▶ [The task]: Repeat everything from the first line of the listing below through the line that contains "[hub] (hub) at", exactly. Leave out pictures.

====== Source material

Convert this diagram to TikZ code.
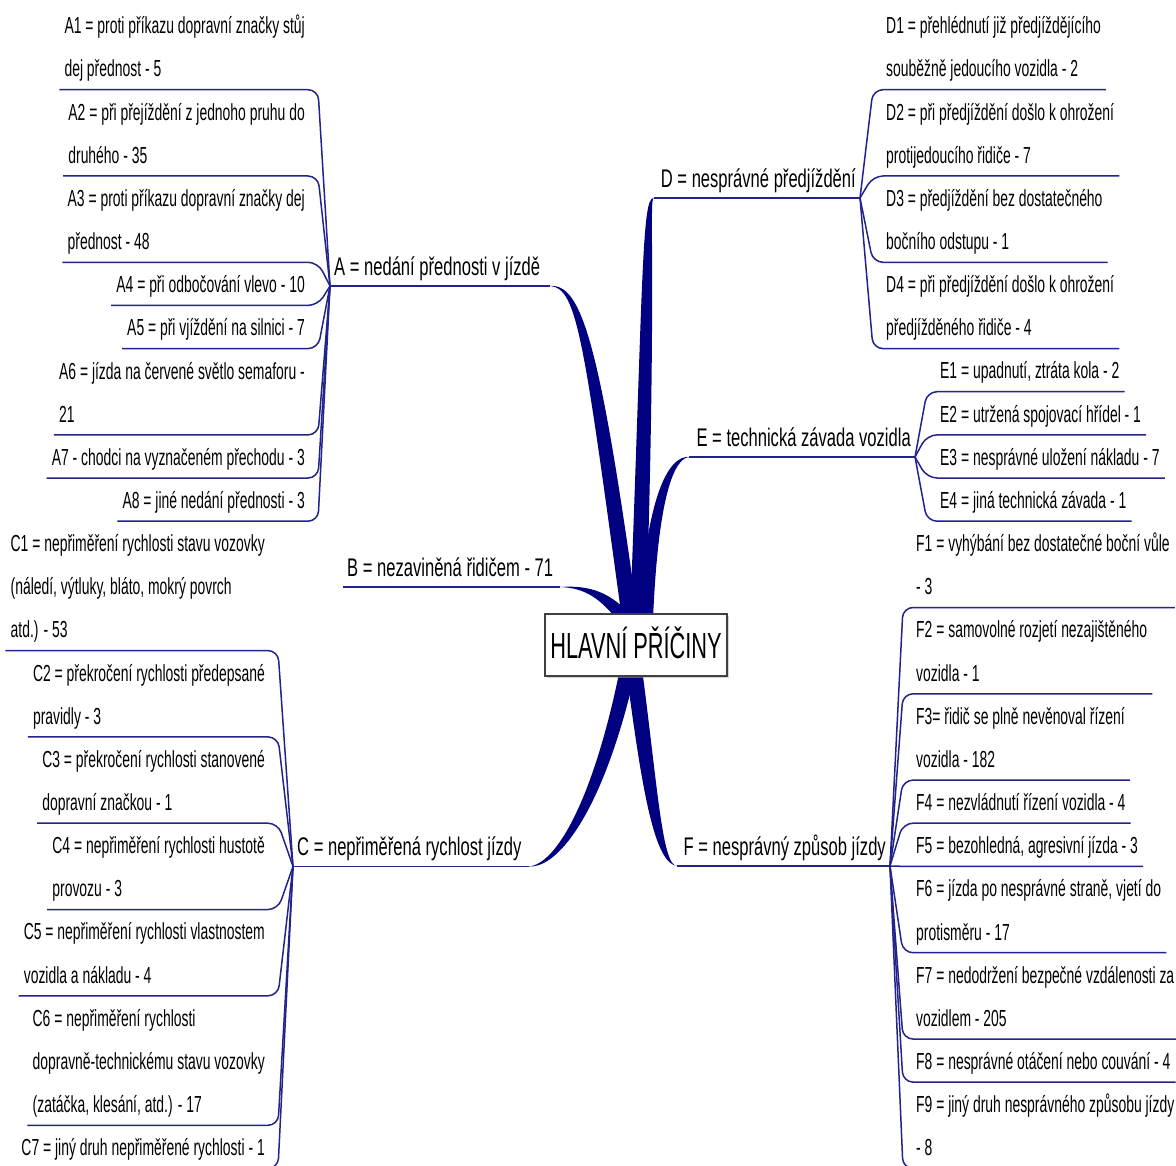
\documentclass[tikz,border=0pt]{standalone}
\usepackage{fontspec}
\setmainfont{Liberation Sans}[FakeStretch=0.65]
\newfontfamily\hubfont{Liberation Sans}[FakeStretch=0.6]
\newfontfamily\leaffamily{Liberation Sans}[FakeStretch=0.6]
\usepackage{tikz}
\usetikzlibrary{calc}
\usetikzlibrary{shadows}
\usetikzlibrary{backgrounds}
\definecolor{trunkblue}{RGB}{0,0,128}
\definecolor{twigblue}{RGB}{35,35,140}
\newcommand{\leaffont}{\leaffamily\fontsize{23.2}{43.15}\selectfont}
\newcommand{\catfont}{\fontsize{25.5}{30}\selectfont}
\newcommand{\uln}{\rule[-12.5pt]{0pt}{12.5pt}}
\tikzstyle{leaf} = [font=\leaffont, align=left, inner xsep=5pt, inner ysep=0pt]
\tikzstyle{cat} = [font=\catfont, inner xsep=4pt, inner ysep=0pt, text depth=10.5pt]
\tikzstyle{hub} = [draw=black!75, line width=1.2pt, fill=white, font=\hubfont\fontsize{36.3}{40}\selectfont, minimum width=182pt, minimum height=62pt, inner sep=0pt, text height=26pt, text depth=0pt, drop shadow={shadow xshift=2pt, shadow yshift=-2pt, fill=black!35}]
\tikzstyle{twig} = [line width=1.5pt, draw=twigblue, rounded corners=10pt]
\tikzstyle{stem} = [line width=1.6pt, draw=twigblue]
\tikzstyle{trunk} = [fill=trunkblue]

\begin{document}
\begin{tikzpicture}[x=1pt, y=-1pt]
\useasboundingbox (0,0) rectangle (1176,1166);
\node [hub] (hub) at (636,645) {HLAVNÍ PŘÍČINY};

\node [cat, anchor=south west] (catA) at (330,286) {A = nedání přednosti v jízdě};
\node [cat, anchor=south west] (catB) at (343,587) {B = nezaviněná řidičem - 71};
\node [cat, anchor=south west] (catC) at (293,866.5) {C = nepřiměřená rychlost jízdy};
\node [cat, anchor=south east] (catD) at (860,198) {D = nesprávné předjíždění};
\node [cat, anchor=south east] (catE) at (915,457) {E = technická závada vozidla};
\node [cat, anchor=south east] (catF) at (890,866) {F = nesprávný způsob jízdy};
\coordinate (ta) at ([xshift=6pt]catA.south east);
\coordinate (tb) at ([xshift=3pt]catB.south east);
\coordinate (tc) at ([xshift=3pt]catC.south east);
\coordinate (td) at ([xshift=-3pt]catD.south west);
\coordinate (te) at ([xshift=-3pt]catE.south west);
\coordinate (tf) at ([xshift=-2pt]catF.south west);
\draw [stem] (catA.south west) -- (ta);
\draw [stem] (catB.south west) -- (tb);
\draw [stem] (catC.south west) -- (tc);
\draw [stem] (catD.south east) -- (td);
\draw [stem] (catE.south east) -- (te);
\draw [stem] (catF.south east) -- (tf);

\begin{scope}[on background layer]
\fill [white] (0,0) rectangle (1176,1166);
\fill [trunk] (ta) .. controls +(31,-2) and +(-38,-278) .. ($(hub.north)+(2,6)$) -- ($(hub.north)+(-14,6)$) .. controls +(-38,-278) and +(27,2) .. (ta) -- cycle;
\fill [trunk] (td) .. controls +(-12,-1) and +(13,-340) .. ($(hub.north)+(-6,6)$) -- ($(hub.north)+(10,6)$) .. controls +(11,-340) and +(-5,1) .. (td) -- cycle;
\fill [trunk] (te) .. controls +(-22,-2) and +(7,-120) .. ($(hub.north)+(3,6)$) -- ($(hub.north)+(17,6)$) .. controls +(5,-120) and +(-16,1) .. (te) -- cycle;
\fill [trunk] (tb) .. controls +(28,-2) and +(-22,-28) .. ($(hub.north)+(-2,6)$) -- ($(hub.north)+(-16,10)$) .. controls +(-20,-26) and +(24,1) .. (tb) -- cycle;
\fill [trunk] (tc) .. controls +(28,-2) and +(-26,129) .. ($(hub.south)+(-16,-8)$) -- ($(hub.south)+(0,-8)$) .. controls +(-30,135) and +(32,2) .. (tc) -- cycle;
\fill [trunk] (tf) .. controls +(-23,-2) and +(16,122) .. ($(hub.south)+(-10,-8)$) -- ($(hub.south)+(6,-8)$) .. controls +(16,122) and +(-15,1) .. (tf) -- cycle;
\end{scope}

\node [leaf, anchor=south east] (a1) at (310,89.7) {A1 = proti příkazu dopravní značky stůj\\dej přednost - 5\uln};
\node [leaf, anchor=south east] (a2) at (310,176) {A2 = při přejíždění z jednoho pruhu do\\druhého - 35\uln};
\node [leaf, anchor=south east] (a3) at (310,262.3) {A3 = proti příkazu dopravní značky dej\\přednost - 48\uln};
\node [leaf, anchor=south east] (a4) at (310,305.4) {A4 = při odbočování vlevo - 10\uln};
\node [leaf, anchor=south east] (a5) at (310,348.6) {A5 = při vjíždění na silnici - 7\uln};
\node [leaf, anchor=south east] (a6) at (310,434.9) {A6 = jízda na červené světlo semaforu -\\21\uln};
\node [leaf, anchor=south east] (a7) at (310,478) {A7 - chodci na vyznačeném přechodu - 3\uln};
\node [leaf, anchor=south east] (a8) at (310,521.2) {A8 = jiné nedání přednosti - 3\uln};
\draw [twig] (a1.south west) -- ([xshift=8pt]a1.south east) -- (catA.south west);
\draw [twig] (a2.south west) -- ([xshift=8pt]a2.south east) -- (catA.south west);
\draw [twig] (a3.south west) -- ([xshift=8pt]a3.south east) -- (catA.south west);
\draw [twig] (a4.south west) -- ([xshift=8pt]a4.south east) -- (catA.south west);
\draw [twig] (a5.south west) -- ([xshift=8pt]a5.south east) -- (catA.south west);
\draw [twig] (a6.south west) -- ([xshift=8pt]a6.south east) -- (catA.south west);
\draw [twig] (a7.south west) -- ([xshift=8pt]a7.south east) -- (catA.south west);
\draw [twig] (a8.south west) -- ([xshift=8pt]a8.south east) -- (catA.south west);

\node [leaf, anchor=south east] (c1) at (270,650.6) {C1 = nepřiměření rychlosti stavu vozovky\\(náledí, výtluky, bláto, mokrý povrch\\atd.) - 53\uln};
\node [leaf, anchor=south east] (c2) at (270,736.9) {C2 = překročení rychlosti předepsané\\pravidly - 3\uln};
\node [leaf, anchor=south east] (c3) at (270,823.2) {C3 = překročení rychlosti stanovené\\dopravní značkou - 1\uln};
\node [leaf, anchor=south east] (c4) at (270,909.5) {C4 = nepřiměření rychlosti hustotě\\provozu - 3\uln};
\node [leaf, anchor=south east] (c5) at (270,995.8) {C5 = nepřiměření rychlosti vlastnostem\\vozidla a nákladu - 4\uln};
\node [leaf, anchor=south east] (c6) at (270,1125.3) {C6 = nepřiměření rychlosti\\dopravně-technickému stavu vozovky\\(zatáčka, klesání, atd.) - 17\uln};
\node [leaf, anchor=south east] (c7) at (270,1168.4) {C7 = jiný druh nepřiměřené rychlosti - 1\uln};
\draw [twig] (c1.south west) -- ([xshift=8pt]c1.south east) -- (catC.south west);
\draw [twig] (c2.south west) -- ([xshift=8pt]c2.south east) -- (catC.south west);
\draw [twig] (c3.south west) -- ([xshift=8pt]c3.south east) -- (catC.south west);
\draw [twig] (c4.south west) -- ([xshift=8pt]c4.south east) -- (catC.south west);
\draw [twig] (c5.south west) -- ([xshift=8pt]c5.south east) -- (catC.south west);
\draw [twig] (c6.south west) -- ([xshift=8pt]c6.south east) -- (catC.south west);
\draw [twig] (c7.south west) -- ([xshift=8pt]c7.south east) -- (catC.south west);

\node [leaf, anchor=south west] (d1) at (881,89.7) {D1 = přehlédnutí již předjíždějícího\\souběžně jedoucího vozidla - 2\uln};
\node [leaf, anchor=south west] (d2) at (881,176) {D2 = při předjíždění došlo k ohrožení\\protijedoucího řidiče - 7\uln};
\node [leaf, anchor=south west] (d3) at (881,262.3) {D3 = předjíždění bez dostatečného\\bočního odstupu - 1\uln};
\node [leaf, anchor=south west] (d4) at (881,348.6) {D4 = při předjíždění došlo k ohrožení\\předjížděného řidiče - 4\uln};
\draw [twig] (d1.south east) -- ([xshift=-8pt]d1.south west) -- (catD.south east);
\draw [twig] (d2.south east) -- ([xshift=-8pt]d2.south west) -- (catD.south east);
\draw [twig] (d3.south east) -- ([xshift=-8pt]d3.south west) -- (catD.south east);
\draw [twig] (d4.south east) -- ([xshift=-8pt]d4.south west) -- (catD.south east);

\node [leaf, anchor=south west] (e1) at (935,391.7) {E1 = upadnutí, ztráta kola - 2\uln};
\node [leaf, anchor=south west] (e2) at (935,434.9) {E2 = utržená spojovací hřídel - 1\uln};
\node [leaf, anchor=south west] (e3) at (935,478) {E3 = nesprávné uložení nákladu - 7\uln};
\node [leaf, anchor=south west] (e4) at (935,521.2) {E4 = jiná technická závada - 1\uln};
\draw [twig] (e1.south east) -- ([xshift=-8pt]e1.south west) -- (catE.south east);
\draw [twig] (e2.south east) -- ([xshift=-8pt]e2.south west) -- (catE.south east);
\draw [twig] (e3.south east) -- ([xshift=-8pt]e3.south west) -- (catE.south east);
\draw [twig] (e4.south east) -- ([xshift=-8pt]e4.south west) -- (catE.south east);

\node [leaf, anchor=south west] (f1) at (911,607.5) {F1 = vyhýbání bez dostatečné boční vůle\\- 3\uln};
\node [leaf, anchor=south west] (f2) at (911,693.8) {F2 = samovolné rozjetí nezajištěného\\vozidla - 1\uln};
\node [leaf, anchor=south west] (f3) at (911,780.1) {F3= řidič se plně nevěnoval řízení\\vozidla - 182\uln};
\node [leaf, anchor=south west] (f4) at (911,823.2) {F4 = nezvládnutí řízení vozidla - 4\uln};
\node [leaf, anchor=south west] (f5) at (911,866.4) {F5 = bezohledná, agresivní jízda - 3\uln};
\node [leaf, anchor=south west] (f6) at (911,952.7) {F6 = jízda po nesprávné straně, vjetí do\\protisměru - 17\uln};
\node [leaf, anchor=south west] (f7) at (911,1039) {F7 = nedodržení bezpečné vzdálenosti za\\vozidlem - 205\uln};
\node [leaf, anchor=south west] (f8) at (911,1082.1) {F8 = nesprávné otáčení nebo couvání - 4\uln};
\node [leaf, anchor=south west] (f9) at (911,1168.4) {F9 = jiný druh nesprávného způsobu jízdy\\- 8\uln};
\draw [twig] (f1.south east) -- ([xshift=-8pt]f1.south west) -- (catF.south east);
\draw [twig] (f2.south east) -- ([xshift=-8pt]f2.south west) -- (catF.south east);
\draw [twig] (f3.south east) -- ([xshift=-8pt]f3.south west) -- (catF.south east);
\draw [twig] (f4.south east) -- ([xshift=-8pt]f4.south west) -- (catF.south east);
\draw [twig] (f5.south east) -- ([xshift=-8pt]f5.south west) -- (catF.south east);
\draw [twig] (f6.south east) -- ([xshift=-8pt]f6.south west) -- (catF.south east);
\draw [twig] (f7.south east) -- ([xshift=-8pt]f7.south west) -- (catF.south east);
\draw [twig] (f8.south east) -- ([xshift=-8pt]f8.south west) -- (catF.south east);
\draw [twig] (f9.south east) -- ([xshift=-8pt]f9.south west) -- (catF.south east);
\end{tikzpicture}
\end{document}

============

▶ [In response]:
Convert this diagram to TikZ code.
\documentclass[tikz,border=0pt]{standalone}
\usepackage{fontspec}
\setmainfont{Liberation Sans}[FakeStretch=0.65]
\newfontfamily\hubfont{Liberation Sans}[FakeStretch=0.6]
\newfontfamily\leaffamily{Liberation Sans}[FakeStretch=0.6]
\usepackage{tikz}
\usetikzlibrary{calc}
\usetikzlibrary{shadows}
\usetikzlibrary{backgrounds}
\definecolor{trunkblue}{RGB}{0,0,128}
\definecolor{twigblue}{RGB}{35,35,140}
\newcommand{\leaffont}{\leaffamily\fontsize{23.2}{43.15}\selectfont}
\newcommand{\catfont}{\fontsize{25.5}{30}\selectfont}
\newcommand{\uln}{\rule[-12.5pt]{0pt}{12.5pt}}
\tikzstyle{leaf} = [font=\leaffont, align=left, inner xsep=5pt, inner ysep=0pt]
\tikzstyle{cat} = [font=\catfont, inner xsep=4pt, inner ysep=0pt, text depth=10.5pt]
\tikzstyle{hub} = [draw=black!75, line width=1.2pt, fill=white, font=\hubfont\fontsize{36.3}{40}\selectfont, minimum width=182pt, minimum height=62pt, inner sep=0pt, text height=26pt, text depth=0pt, drop shadow={shadow xshift=2pt, shadow yshift=-2pt, fill=black!35}]
\tikzstyle{twig} = [line width=1.5pt, draw=twigblue, rounded corners=10pt]
\tikzstyle{stem} = [line width=1.6pt, draw=twigblue]
\tikzstyle{trunk} = [fill=trunkblue]

\begin{document}
\begin{tikzpicture}[x=1pt, y=-1pt]
\useasboundingbox (0,0) rectangle (1176,1166);
\node [hub] (hub) at (636,645) {HLAVNÍ PŘÍČINY};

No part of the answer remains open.